No vi infiltrados del régimen ni “coleados”. Vi venezolanos haciendo lo que pudieron cuando pudieron, pagando costos reales. La dictadura ha vivido de dividir; nosotros no podemos regalarle, ni siquiera en Oslo, esa misma lógica.
—¿Cómo definiría usted la relación entre Noruega y Venezuela y qué cree que cabe esperar a futuro?
—Noruega ha sido, para bien y para mal, un actor que mezcla prestigio moral con oficio de mediación. Su rol en procesos como Barbados (2023) la coloca inevitablemente en la historia reciente venezolana. Pero la mediación, cuando se ejerce sin una brújula ética clara, corre el riesgo de convertirse en coartada: permitir que el régimen gane tiempo, divida a la oposición y lave su imagen.
Por eso el Nobel es tan significativo: porque lo otorga Noruega como país. No una ONG, no un grupo aislado. Aquí cobra especial relevancia Jørgen Watne Frydnes. Ver a un presidente del Comité —identificado con la izquierda noruega y sobreviviente del peor ataque terrorista en la historia del país— leer la decisión en octubre y luego, en la ceremonia, presentar a Ana Corina Sosa Machado como portadora de la conferencia Nobel fue un acto de reordenamiento del lenguaje político noruego.
La izquierda institucional dijo en voz alta que Venezuela no es un debate académico, sino una urgencia humana. Y no es casual que el Comité haya cambiado: hay nuevos miembros y una nueva configuración, más cercana al lenguaje de los DDHH que al cálculo geopolítico.

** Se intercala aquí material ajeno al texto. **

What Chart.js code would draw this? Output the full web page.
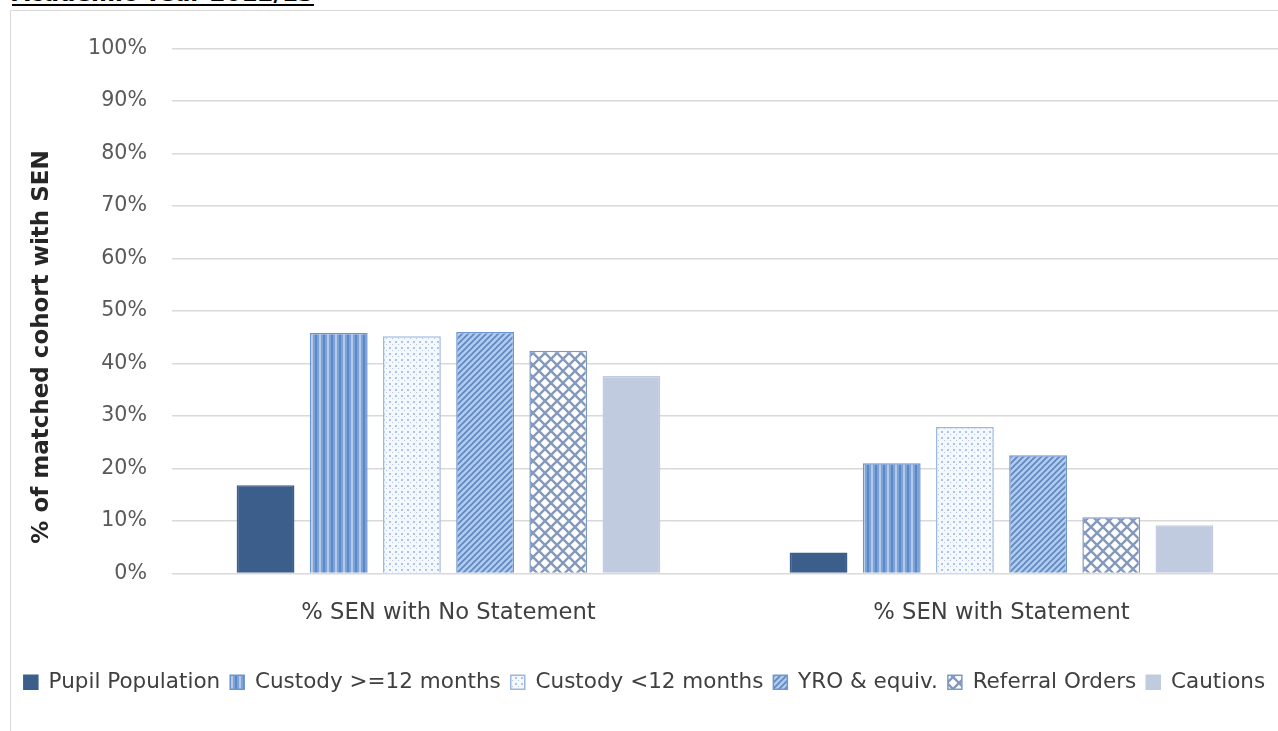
<!DOCTYPE html>
<html>
<head>
<meta charset="utf-8">
<script src="https://cdn.jsdelivr.net/npm/chart.js@4.4.1/dist/chart.umd.min.js"></script>
<style>
    body { margin: 0; background: #fff; overflow: hidden; width: 1278px; height: 731px; position: relative; }
    #title {
        position: absolute; left: 12px; top: -18px; line-height: 1;
        font-family: "DejaVu Sans", sans-serif; font-weight: bold; font-size: 23px;
        text-decoration: underline; text-decoration-thickness: 2px; text-underline-offset: 3px;
        color: #000; white-space: nowrap;
    }
    #frame {
        position: absolute; left: 10px; top: 10px; width: 1300px; height: 730px;
        border-left: 1px solid #d9d9d9; border-top: 1px solid #d9d9d9;
    }
    #chart { position: absolute; left: 0; top: 0; }
</style>
</head>
<body>
<div id="title">Academic Year 2012/13</div>
<div id="frame">
    <canvas id="chart" width="1267" height="720"></canvas>
</div>
<script>
    const categories = ['% SEN with No Statement', '% SEN with Statement'];
    const seriesNames = ['Pupil Population', 'Custody >=12 months', 'Custody <12 months', 'YRO & equiv.', 'Referral Orders', 'Cautions'];

    const pupilPopulation = [16.8, 4.0];
    const custodyLong = [45.8, 21.0];
    const custodyShort = [45.2, 27.9];
    const yro = [46.0, 22.5];
    const referralOrders = [42.4, 10.7];
    const cautions = [37.6, 9.2];

    const yTicks = [0, 10, 20, 30, 40, 50, 60, 70, 80, 90, 100];

    const FONT = '"DejaVu Sans", sans-serif';

    // small canvas tiles for the excel-style fill patterns
    function makePattern(size, draw) {
        const c = document.createElement('canvas');
        c.width = size;
        c.height = size;
        const g = c.getContext('2d');
        draw(g, size);
        return document.getElementById('chart').getContext('2d').createPattern(c, 'repeat');
    }

    const wavePattern = makePattern(8, function (g, s) {
        g.fillStyle = '#7ea3d6';
        g.fillRect(0, 0, s, s);
        g.fillStyle = '#5b88c6';
        g.fillRect(0, 0, 2, s);
        g.fillStyle = '#b3c9e9';
        g.fillRect(4, 0, 2, s);
    });

    const dotPattern = makePattern(6, function (g, s) {
        g.fillStyle = '#f5f8fd';
        g.fillRect(0, 0, s, s);
        g.fillStyle = '#adc4e6';
        g.fillRect(0, 0, 2, 2);
        g.fillRect(3, 3, 1, 1);
    });

    const diagPattern = makePattern(6, function (g, s) {
        g.fillStyle = '#b4cae9';
        g.fillRect(0, 0, s, s);
        g.strokeStyle = '#5b87c4';
        g.lineWidth = 1.6;
        g.beginPath();
        g.moveTo(-1, s + 1);
        g.lineTo(s + 1, -1);
        g.moveTo(-1, 1);
        g.lineTo(1, -1);
        g.moveTo(s - 1, s + 1);
        g.lineTo(s + 1, s - 1);
        g.stroke();
    });

    const crossPattern = makePattern(12, function (g, s) {
        g.fillStyle = '#ffffff';
        g.fillRect(0, 0, s, s);
        g.strokeStyle = '#8499bb';
        g.lineWidth = 2.4;
        g.beginPath();
        g.moveTo(0, 0); g.lineTo(s, s);
        g.moveTo(s, 0); g.lineTo(0, s);
        g.stroke();
    });

    const seriesData = [pupilPopulation, custodyLong, custodyShort, yro, referralOrders, cautions];
    const fills = ['#3b5e8b', wavePattern, dotPattern, diagPattern, crossPattern, '#c0cbe0'];
    const borders = ['#3b5e8b', '#6c95cd', '#9db8e0', '#6f97cf', '#7b98c6', '#c0cbe0'];

    const datasets = seriesNames.map(function (name, i) {
        return {
            label: name,
            data: seriesData[i],
            backgroundColor: fills[i],
            borderColor: borders[i],
            borderWidth: 1.5,
            barPercentage: 0.79,
            categoryPercentage: 0.794
        };
    });

    new Chart(document.getElementById('chart'), {
        type: 'bar',
        data: { labels: categories, datasets: datasets },
        options: {
            responsive: false,
            animation: false,
            layout: { padding: { top: 27, right: 0, left: 0, bottom: 28 } },
            plugins: {
                tooltip: { enabled: false },
                legend: {
                    position: 'bottom',
                    labels: {
                        boxWidth: 14,
                        boxHeight: 14,
                        padding: 10,
                        color: '#404040',
                        font: { family: FONT, size: 21.5 }
                    }
                }
            },
            scales: {
                x: {
                    grid: { display: false },
                    border: { color: '#d9d9d9' },
                    afterFit: function (axis) { axis.height = 88; },
                    ticks: { color: '#404040', padding: 18, font: { family: FONT, size: 22.7 } }
                },
                y: {
                    min: 0,
                    max: 100,
                    afterBuildTicks: function (axis) {
                        axis.ticks = yTicks.map(function (v) { return { value: v }; });
                    },
                    afterFit: function (axis) { axis.width = 161; },
                    grid: { color: '#d9d9d9', lineWidth: 1.5, drawTicks: false },
                    border: { display: false },
                    ticks: {
                        color: '#595959',
                        padding: 25,
                        font: { family: FONT, size: 20.6 },
                        callback: function (v) { return v + '%'; }
                    },
                    title: {
                        display: true,
                        // trailing spaces push the rotated title down like the excel original
                        text: '% of matched cohort with SEN' + '\u00a0'.repeat(9),
                        color: '#262626',
                        font: { family: FONT, size: 23, weight: 'bold' },
                        padding: { top: 17, bottom: 0 }
                    }
                }
            }
        }
    });
</script>
</body>
</html>
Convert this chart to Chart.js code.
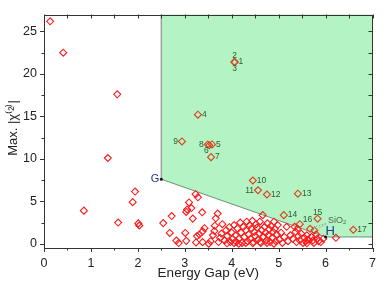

¿Qué cabe esperar? Si existe una “alianza”, será con condiciones: que Noruega use su capital diplomático para proteger víctimas y exigir verdad electoral; que su mediación no vuelva a premiar al verdugo con impunidad; y que el país —gobierno, parlamento y sociedad civil— entienda que apoyar la democracia venezolana no es “tomar partido”, sino ponerse del lado de la norma.
En mi experiencia —y lo digo con la franqueza que exige el momento—, los partidos Høyre, Venstre y FrP han sido más claros, mientras el Partido Laborista arrastró ambigüedades, y SV y Rødt coquetearon desde el comienzo con el mito chavista. Pero el Partido Laborista ya se alineó. Eso también es parte del trabajo futuro: seguir educando, sin humillar, pero sin mentir.
Noruega estuvo mucho tiempo del lado equivocado. Ahora está del correcto. Y es vital que no retroceda. En esto estamos.